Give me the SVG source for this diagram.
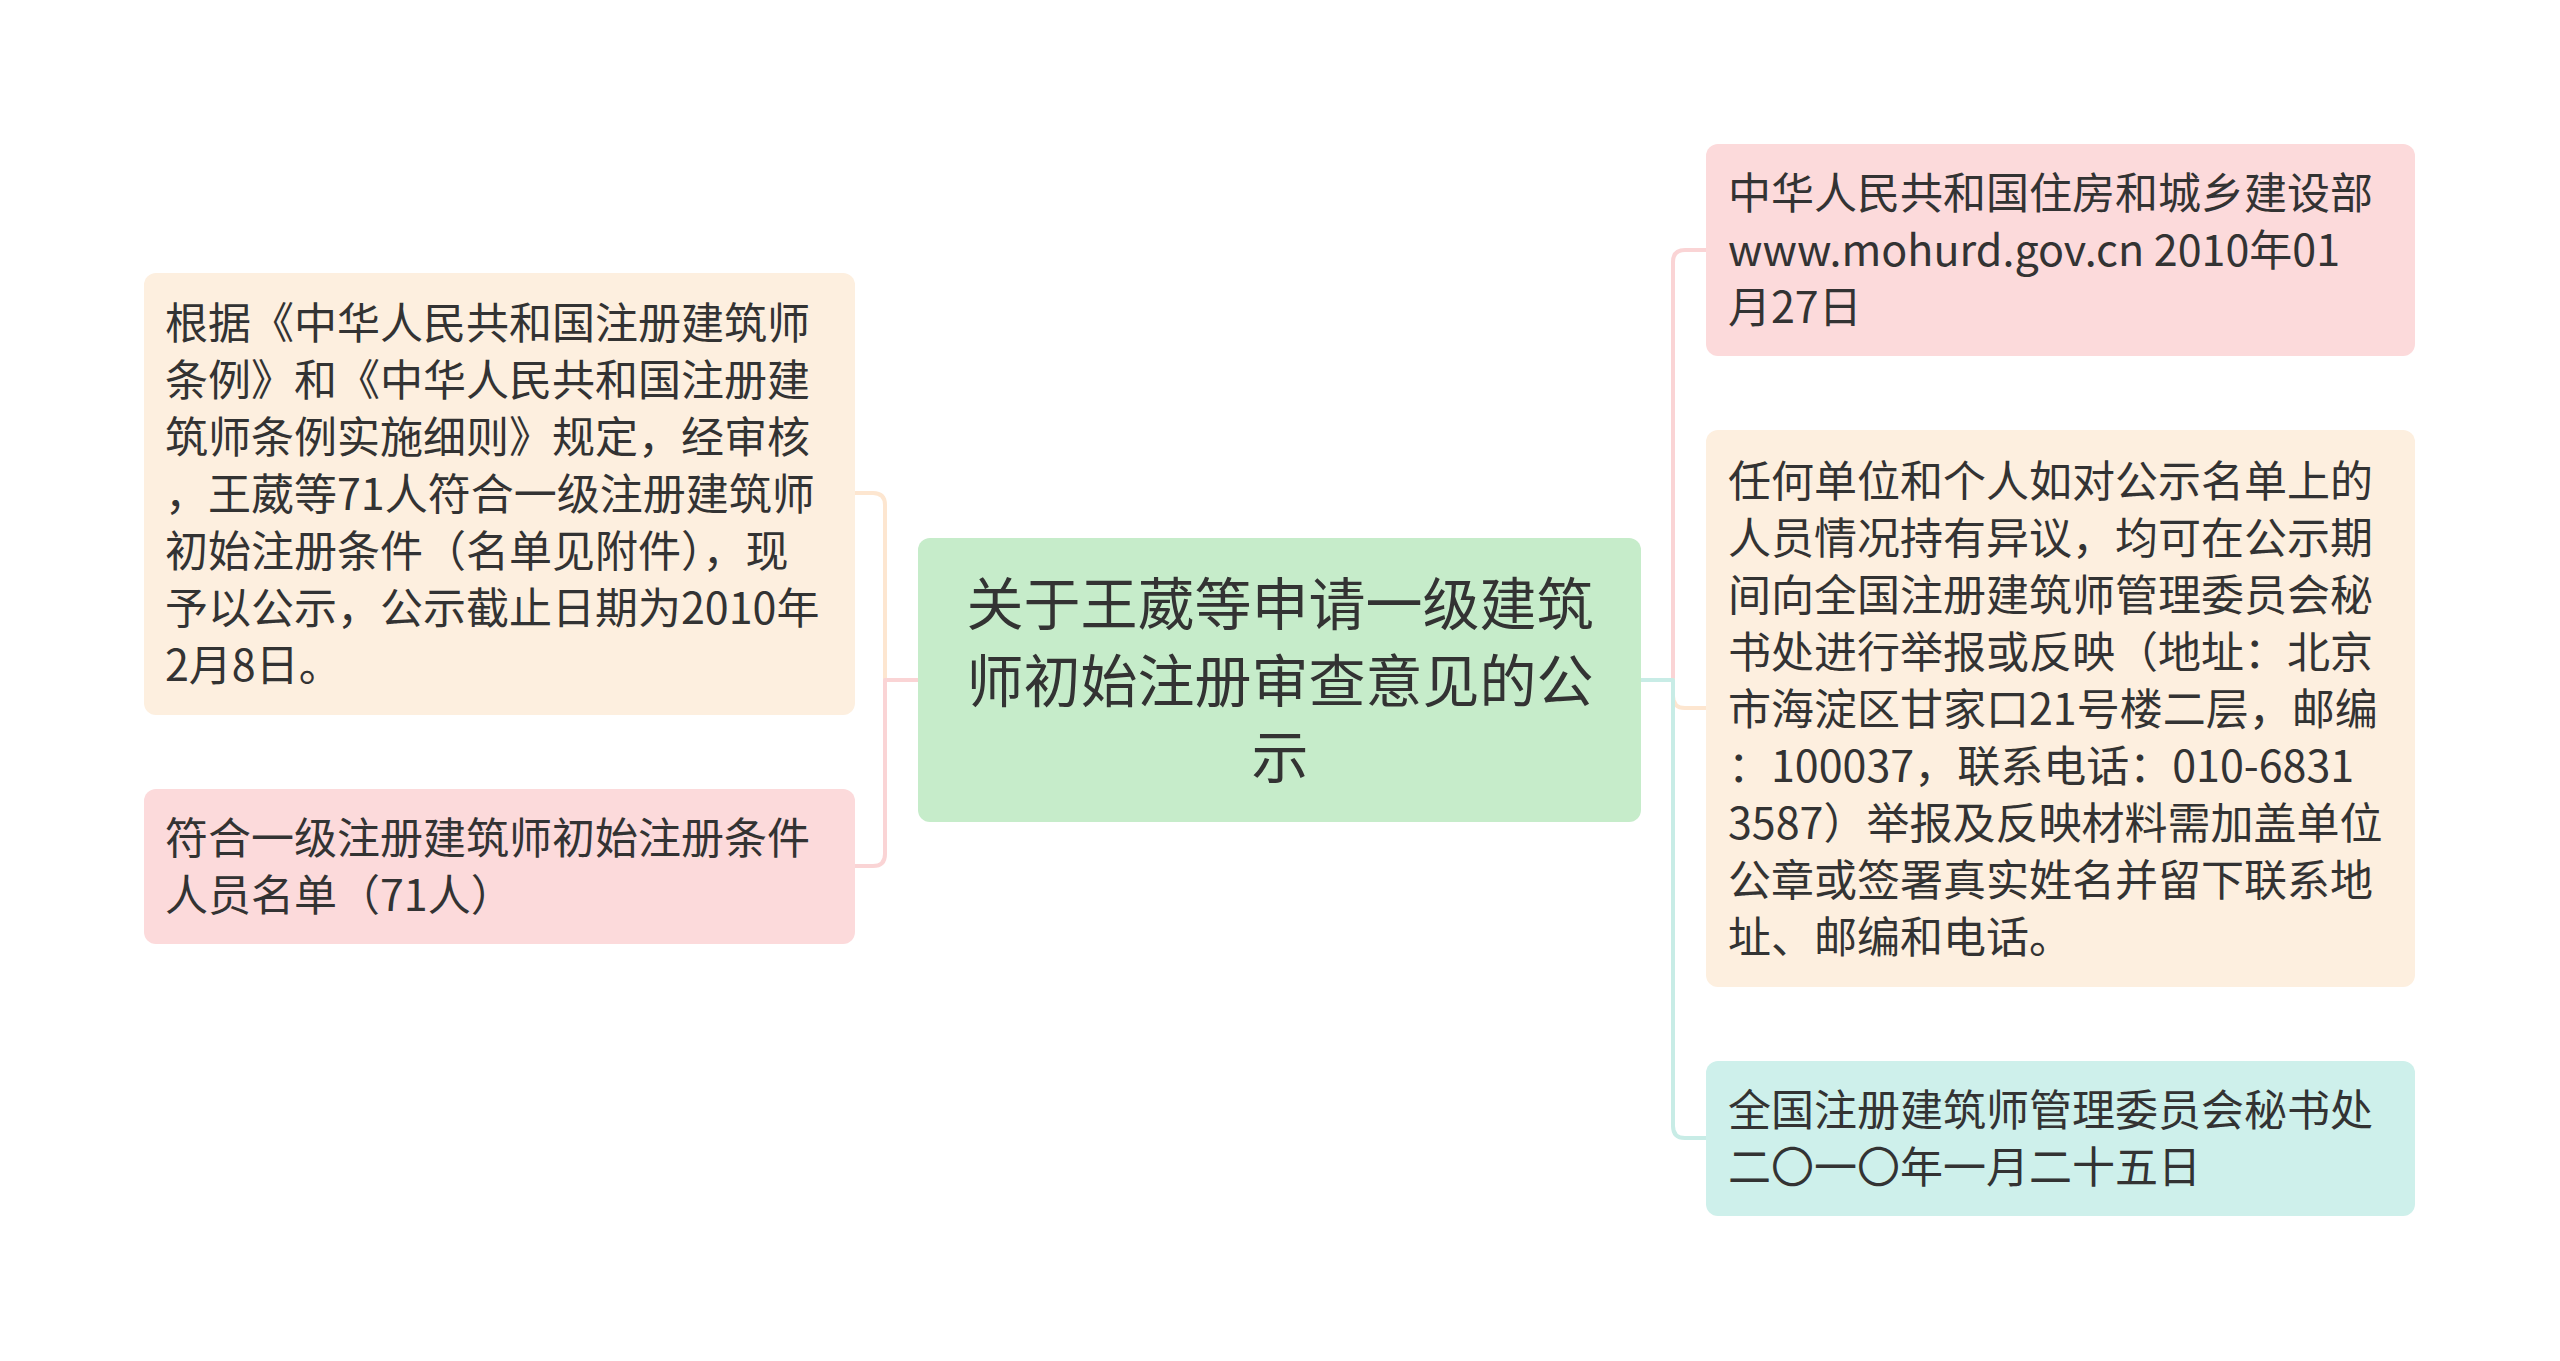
<svg xmlns="http://www.w3.org/2000/svg" width="2560" height="1361" viewBox="0 0 2560 1361">
<style>
.t{font-family:"Noto Sans CJK SC","Noto Sans",sans-serif;fill:#333333;font-size:43px}
.c{font-family:"Noto Sans CJK SC","Noto Sans",sans-serif;fill:#333333;font-size:57px;text-anchor:middle}
.ln{fill:none;stroke-width:4;stroke-linecap:round;stroke-linejoin:round}
</style>
<rect x="0" y="0" width="2560" height="1361" fill="#ffffff"/>
<g id="connectors">
<path class="ln" stroke="#fde6d0" d="M918,680 H885 V505 Q885,493 873,493 H854"/>
<path class="ln" stroke="#fad4d5" d="M918,680 H885 V854 Q885,866 873,866 H854"/>
<path class="ln" stroke="#fad4d5" d="M1641,680 H1673 V262 Q1673,250 1685,250 H1706"/>
<path class="ln" stroke="#fde6d0" d="M1641,680 H1673 V696 Q1673,708 1685,708 H1706"/>
<path class="ln" stroke="#c8ece6" d="M1641,680 H1673 V1126 Q1673,1138 1685,1138 H1706"/>
</g>
<g id="center">
<rect x="918" y="538" width="723" height="284" rx="12" fill="#c6ecca"/>
<text class="c" x="1280" y="625">关于王葳等申请一级建筑</text>
<text class="c" x="1280" y="701.5">师初始注册审查意见的公</text>
<text class="c" x="1280" y="778">示</text>
</g>
<g id="left1">
<rect x="144" y="273" width="711" height="442" rx="12" fill="#fdefdf"/>
<text class="t" x="165" y="339">根据《中华人民共和国注册建筑师</text>
<text class="t" x="165" y="396">条例》和《中华人民共和国注册建</text>
<text class="t" x="165" y="453">筑师条例实施细则》规定，经审核</text>
<text class="t" x="165" y="510">，王葳等71人符合一级注册建筑师</text>
<text class="t" x="165" y="567">初始注册条件（名单见附件），现</text>
<text class="t" x="165" y="624">予以公示，公示截止日期为2010年</text>
<text class="t" x="165" y="681">2月8日。</text>
</g>
<g id="left2">
<rect x="144" y="789" width="711" height="155" rx="12" fill="#fcdadb"/>
<text class="t" x="165" y="854">符合一级注册建筑师初始注册条件</text>
<text class="t" x="165" y="911">人员名单（71人）</text>
</g>
<g id="right1">
<rect x="1706" y="144" width="709" height="212" rx="12" fill="#fcdadb"/>
<text class="t" x="1728" y="209">中华人民共和国住房和城乡建设部</text>
<text class="t" x="1728" y="266">www.mohurd.gov.cn 2010年01</text>
<text class="t" x="1728" y="323">月27日</text>
</g>
<g id="right2">
<rect x="1706" y="430" width="709" height="557" rx="12" fill="#fdefdf"/>
<text class="t" x="1728" y="497">任何单位和个人如对公示名单上的</text>
<text class="t" x="1728" y="554">人员情况持有异议，均可在公示期</text>
<text class="t" x="1728" y="611">间向全国注册建筑师管理委员会秘</text>
<text class="t" x="1728" y="668">书处进行举报或反映（地址：北京</text>
<text class="t" x="1728" y="725">市海淀区甘家口21号楼二层，邮编</text>
<text class="t" x="1728" y="782">：100037，联系电话：010-6831</text>
<text class="t" x="1728" y="839">3587）举报及反映材料需加盖单位</text>
<text class="t" x="1728" y="896">公章或签署真实姓名并留下联系地</text>
<text class="t" x="1728" y="953">址、邮编和电话。</text>
</g>
<g id="right3">
<rect x="1706" y="1061" width="709" height="155" rx="12" fill="#cef0eb"/>
<text class="t" x="1728" y="1126">全国注册建筑师管理委员会秘书处</text>
<text class="t" x="1728" y="1183">二〇一〇年一月二十五日</text>
</g>
</svg>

## TASK DIRECTIONS
Every line above should be returned word for word, with the pictures left behind.

## FULL RESPONSE
Give me the SVG source for this diagram.
<svg xmlns="http://www.w3.org/2000/svg" width="2560" height="1361" viewBox="0 0 2560 1361">
<style>
.t{font-family:"Noto Sans CJK SC","Noto Sans",sans-serif;fill:#333333;font-size:43px}
.c{font-family:"Noto Sans CJK SC","Noto Sans",sans-serif;fill:#333333;font-size:57px;text-anchor:middle}
.ln{fill:none;stroke-width:4;stroke-linecap:round;stroke-linejoin:round}
</style>
<rect x="0" y="0" width="2560" height="1361" fill="#ffffff"/>
<g id="connectors">
<path class="ln" stroke="#fde6d0" d="M918,680 H885 V505 Q885,493 873,493 H854"/>
<path class="ln" stroke="#fad4d5" d="M918,680 H885 V854 Q885,866 873,866 H854"/>
<path class="ln" stroke="#fad4d5" d="M1641,680 H1673 V262 Q1673,250 1685,250 H1706"/>
<path class="ln" stroke="#fde6d0" d="M1641,680 H1673 V696 Q1673,708 1685,708 H1706"/>
<path class="ln" stroke="#c8ece6" d="M1641,680 H1673 V1126 Q1673,1138 1685,1138 H1706"/>
</g>
<g id="center">
<rect x="918" y="538" width="723" height="284" rx="12" fill="#c6ecca"/>
<text class="c" x="1280" y="625">关于王葳等申请一级建筑</text>
<text class="c" x="1280" y="701.5">师初始注册审查意见的公</text>
<text class="c" x="1280" y="778">示</text>
</g>
<g id="left1">
<rect x="144" y="273" width="711" height="442" rx="12" fill="#fdefdf"/>
<text class="t" x="165" y="339">根据《中华人民共和国注册建筑师</text>
<text class="t" x="165" y="396">条例》和《中华人民共和国注册建</text>
<text class="t" x="165" y="453">筑师条例实施细则》规定，经审核</text>
<text class="t" x="165" y="510">，王葳等71人符合一级注册建筑师</text>
<text class="t" x="165" y="567">初始注册条件（名单见附件），现</text>
<text class="t" x="165" y="624">予以公示，公示截止日期为2010年</text>
<text class="t" x="165" y="681">2月8日。</text>
</g>
<g id="left2">
<rect x="144" y="789" width="711" height="155" rx="12" fill="#fcdadb"/>
<text class="t" x="165" y="854">符合一级注册建筑师初始注册条件</text>
<text class="t" x="165" y="911">人员名单（71人）</text>
</g>
<g id="right1">
<rect x="1706" y="144" width="709" height="212" rx="12" fill="#fcdadb"/>
<text class="t" x="1728" y="209">中华人民共和国住房和城乡建设部</text>
<text class="t" x="1728" y="266">www.mohurd.gov.cn 2010年01</text>
<text class="t" x="1728" y="323">月27日</text>
</g>
<g id="right2">
<rect x="1706" y="430" width="709" height="557" rx="12" fill="#fdefdf"/>
<text class="t" x="1728" y="497">任何单位和个人如对公示名单上的</text>
<text class="t" x="1728" y="554">人员情况持有异议，均可在公示期</text>
<text class="t" x="1728" y="611">间向全国注册建筑师管理委员会秘</text>
<text class="t" x="1728" y="668">书处进行举报或反映（地址：北京</text>
<text class="t" x="1728" y="725">市海淀区甘家口21号楼二层，邮编</text>
<text class="t" x="1728" y="782">：100037，联系电话：010-6831</text>
<text class="t" x="1728" y="839">3587）举报及反映材料需加盖单位</text>
<text class="t" x="1728" y="896">公章或签署真实姓名并留下联系地</text>
<text class="t" x="1728" y="953">址、邮编和电话。</text>
</g>
<g id="right3">
<rect x="1706" y="1061" width="709" height="155" rx="12" fill="#cef0eb"/>
<text class="t" x="1728" y="1126">全国注册建筑师管理委员会秘书处</text>
<text class="t" x="1728" y="1183">二〇一〇年一月二十五日</text>
</g>
</svg>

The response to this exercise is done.